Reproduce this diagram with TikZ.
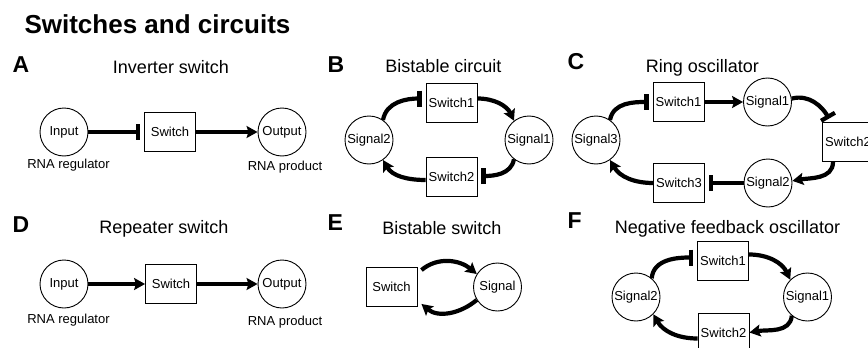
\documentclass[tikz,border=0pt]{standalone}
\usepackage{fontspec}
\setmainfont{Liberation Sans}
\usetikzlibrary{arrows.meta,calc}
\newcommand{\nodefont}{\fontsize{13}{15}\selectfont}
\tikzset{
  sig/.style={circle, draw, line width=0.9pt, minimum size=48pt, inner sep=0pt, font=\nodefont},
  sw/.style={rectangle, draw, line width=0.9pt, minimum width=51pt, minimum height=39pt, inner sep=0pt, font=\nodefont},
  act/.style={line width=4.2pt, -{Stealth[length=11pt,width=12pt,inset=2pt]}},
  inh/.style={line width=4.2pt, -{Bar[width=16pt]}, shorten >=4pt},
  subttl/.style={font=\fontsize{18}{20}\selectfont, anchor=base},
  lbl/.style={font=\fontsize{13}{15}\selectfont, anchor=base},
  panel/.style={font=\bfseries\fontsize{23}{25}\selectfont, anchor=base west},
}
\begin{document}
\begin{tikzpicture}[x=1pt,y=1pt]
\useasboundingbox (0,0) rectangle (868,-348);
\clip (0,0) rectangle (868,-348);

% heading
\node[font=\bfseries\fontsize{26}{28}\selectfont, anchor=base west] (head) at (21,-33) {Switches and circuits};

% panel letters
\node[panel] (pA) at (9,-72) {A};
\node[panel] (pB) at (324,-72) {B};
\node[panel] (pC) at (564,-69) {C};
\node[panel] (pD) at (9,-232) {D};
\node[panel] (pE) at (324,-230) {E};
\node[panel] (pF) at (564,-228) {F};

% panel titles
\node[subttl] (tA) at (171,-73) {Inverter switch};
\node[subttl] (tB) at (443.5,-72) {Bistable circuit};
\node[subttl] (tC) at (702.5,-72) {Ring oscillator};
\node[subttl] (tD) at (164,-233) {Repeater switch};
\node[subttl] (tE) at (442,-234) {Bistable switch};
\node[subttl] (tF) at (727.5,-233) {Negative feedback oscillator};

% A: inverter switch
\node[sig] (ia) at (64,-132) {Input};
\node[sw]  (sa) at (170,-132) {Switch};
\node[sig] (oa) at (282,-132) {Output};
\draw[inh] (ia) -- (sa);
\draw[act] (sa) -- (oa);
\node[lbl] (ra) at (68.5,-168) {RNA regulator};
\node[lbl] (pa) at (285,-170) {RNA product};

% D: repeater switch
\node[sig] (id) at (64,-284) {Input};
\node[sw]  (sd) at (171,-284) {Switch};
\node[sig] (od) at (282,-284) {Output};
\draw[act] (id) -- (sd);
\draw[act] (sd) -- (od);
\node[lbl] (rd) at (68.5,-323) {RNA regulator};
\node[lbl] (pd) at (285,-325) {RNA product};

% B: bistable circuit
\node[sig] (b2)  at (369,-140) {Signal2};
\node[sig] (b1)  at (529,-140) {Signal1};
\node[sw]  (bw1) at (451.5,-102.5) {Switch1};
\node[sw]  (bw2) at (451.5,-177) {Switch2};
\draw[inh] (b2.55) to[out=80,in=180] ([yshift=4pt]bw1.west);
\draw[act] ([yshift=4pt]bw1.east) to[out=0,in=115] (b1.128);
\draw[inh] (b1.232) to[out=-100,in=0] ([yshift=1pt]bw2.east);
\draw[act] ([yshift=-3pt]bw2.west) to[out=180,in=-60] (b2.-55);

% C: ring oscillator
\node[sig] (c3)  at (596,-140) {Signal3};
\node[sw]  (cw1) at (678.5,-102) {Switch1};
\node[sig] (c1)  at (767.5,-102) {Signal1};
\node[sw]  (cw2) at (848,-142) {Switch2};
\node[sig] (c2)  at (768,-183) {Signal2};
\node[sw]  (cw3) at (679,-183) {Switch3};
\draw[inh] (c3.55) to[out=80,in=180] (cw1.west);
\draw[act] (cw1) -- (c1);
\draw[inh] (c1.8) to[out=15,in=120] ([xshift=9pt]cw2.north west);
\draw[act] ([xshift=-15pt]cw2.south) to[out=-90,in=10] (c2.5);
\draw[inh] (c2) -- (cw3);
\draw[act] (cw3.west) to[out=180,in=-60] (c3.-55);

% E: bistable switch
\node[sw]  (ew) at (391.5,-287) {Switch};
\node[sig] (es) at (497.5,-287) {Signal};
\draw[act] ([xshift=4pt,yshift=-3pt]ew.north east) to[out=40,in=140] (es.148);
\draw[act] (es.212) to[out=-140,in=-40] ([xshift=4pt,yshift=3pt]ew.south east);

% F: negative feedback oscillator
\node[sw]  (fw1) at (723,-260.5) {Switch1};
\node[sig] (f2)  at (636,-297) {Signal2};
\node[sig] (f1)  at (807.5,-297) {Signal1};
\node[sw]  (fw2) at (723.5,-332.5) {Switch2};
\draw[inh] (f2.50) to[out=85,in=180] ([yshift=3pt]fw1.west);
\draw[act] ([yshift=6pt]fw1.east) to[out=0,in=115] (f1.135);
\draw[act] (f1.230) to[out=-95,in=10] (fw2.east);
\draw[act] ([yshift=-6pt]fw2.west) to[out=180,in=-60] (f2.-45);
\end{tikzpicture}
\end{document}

☆ ☆ ☆ ☆ ☆

Return the material line for line, from its beginning to the line that contains "anchor=base west] (head)", with the pictures left out.

Task answer:
Reproduce this diagram with TikZ.
\documentclass[tikz,border=0pt]{standalone}
\usepackage{fontspec}
\setmainfont{Liberation Sans}
\usetikzlibrary{arrows.meta,calc}
\newcommand{\nodefont}{\fontsize{13}{15}\selectfont}
\tikzset{
  sig/.style={circle, draw, line width=0.9pt, minimum size=48pt, inner sep=0pt, font=\nodefont},
  sw/.style={rectangle, draw, line width=0.9pt, minimum width=51pt, minimum height=39pt, inner sep=0pt, font=\nodefont},
  act/.style={line width=4.2pt, -{Stealth[length=11pt,width=12pt,inset=2pt]}},
  inh/.style={line width=4.2pt, -{Bar[width=16pt]}, shorten >=4pt},
  subttl/.style={font=\fontsize{18}{20}\selectfont, anchor=base},
  lbl/.style={font=\fontsize{13}{15}\selectfont, anchor=base},
  panel/.style={font=\bfseries\fontsize{23}{25}\selectfont, anchor=base west},
}
\begin{document}
\begin{tikzpicture}[x=1pt,y=1pt]
\useasboundingbox (0,0) rectangle (868,-348);
\clip (0,0) rectangle (868,-348);

% heading
\node[font=\bfseries\fontsize{26}{28}\selectfont, anchor=base west] (head) at (21,-33) {Switches and circuits};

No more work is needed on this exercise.